* [INSTRUCTIONS FOR THE TASK]: Below are the entries; count the lines in them that contain the word "this" and give only the number.

___ GIVEN ENTRIES ___

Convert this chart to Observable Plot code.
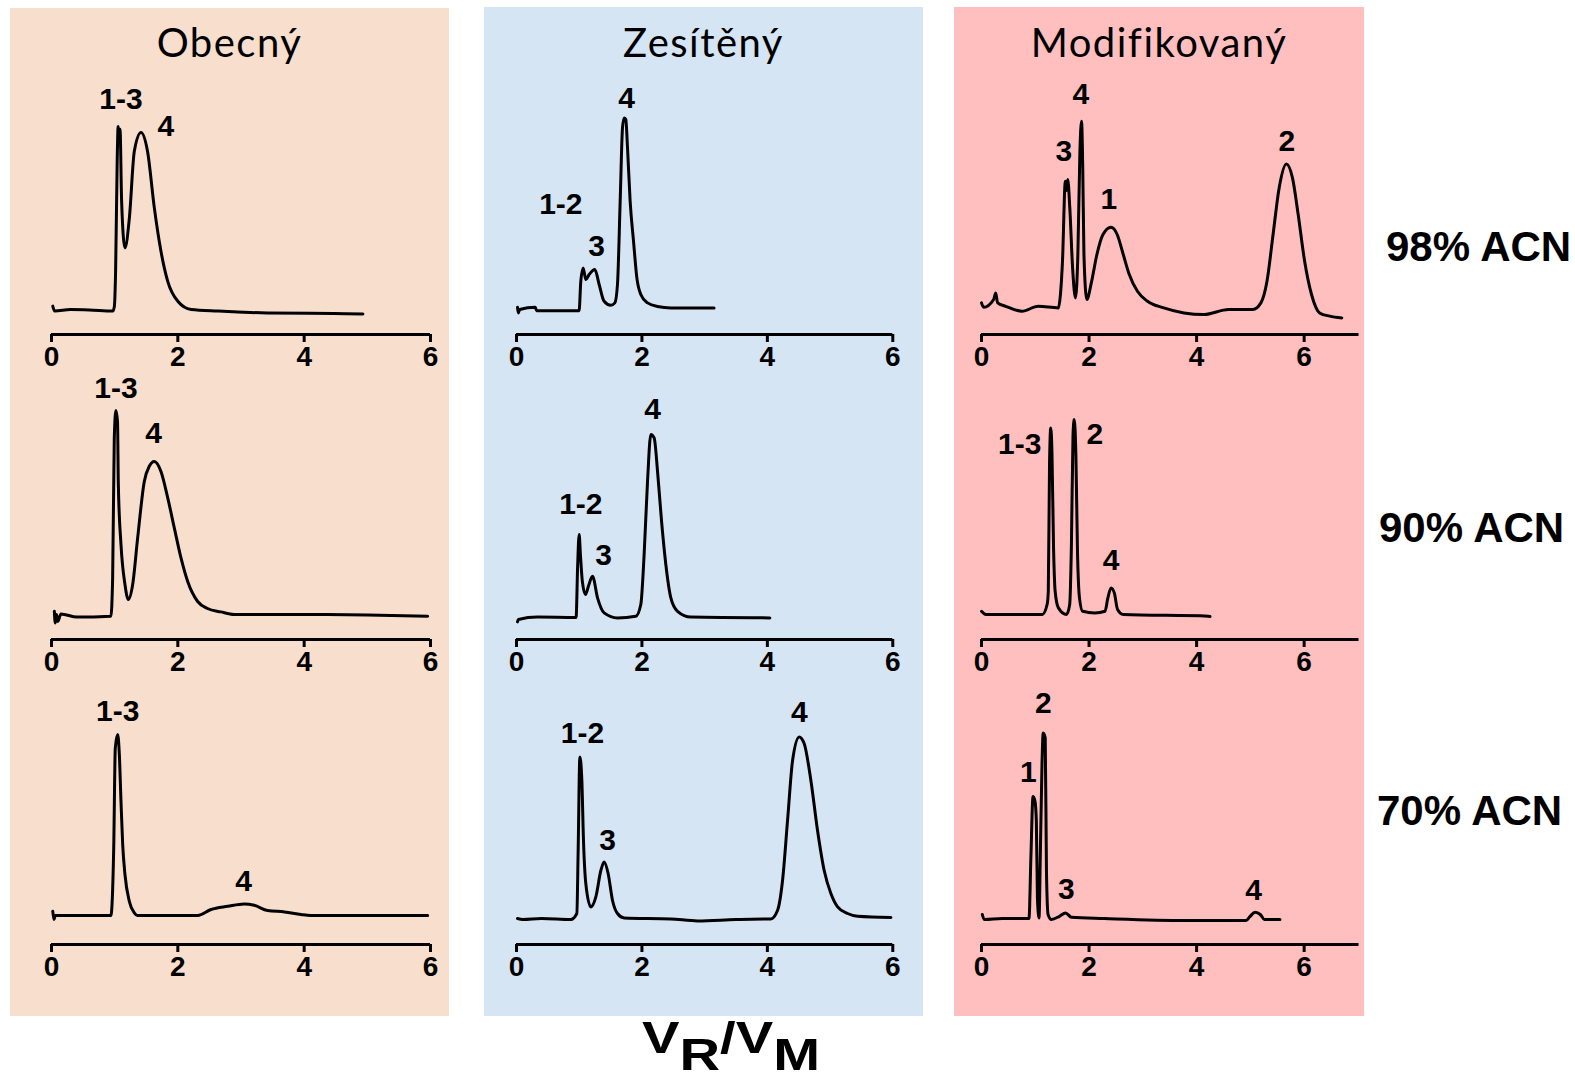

___
___ GIVEN ENTRIES ___

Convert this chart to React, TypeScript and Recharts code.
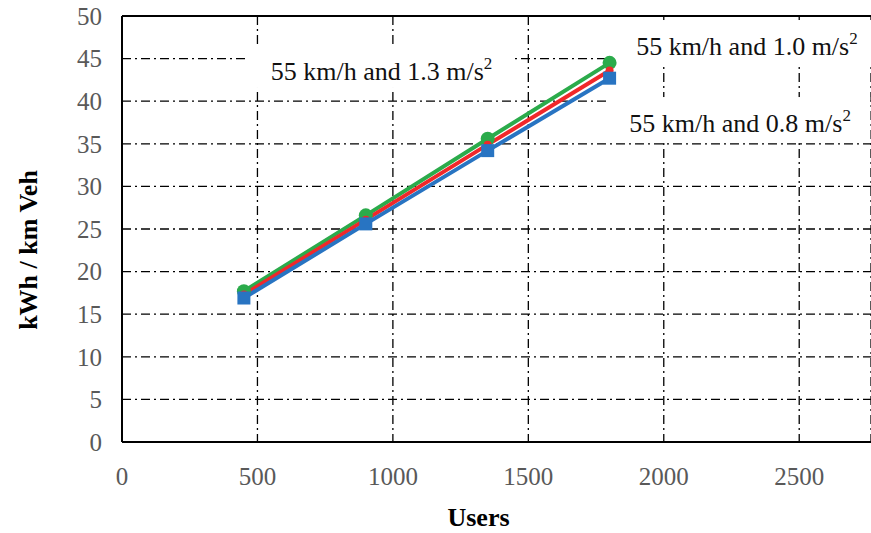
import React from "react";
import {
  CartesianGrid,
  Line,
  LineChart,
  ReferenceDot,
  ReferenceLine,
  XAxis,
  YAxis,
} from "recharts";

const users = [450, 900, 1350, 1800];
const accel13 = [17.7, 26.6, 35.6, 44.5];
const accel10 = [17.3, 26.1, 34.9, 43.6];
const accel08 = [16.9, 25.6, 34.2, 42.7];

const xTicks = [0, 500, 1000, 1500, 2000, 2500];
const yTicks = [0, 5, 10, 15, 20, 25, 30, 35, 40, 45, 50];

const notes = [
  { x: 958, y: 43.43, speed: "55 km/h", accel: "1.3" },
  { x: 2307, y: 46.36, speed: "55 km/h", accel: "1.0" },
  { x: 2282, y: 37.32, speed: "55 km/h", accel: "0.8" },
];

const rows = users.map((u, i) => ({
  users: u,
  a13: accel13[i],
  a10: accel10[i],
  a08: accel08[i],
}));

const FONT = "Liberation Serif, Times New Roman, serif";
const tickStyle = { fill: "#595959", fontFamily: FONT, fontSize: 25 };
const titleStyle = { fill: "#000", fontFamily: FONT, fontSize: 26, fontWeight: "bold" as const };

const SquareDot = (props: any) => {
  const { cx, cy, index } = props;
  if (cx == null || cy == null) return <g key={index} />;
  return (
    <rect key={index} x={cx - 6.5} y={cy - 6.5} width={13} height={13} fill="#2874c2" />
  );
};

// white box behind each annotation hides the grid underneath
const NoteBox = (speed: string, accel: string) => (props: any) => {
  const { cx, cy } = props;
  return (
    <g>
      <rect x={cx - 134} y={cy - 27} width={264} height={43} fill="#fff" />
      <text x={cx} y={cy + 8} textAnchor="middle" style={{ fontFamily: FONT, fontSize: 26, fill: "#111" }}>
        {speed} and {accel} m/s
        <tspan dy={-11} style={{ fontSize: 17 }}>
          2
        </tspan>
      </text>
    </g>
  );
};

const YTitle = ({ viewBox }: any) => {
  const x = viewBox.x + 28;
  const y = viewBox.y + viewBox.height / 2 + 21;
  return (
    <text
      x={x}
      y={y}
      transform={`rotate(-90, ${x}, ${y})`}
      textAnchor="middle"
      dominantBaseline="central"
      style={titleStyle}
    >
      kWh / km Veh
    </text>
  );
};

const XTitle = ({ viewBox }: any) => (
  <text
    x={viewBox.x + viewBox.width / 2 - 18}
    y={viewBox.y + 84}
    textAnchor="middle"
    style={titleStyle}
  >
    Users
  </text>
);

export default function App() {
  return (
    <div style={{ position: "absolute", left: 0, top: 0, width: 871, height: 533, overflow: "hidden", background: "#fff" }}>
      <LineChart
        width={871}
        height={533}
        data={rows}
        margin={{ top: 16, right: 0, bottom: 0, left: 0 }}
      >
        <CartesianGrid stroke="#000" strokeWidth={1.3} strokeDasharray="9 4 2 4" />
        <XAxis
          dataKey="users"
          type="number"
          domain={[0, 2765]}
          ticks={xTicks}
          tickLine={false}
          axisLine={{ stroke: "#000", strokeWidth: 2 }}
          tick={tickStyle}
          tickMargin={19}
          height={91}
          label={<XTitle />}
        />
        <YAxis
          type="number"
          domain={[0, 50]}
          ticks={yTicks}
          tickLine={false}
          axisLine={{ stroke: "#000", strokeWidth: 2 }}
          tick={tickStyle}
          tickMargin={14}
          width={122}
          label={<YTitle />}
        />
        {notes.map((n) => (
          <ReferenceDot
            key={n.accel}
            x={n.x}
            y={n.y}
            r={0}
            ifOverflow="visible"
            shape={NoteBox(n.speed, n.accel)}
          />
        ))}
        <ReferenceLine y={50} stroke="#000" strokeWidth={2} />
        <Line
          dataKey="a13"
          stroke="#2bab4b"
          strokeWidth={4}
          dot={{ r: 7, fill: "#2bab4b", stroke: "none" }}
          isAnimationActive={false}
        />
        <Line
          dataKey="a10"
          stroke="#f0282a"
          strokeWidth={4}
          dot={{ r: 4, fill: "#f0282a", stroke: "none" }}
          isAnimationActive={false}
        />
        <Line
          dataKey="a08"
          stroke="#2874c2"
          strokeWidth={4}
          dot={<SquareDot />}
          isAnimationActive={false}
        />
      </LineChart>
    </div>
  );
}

___

* [OUTPUT]: 2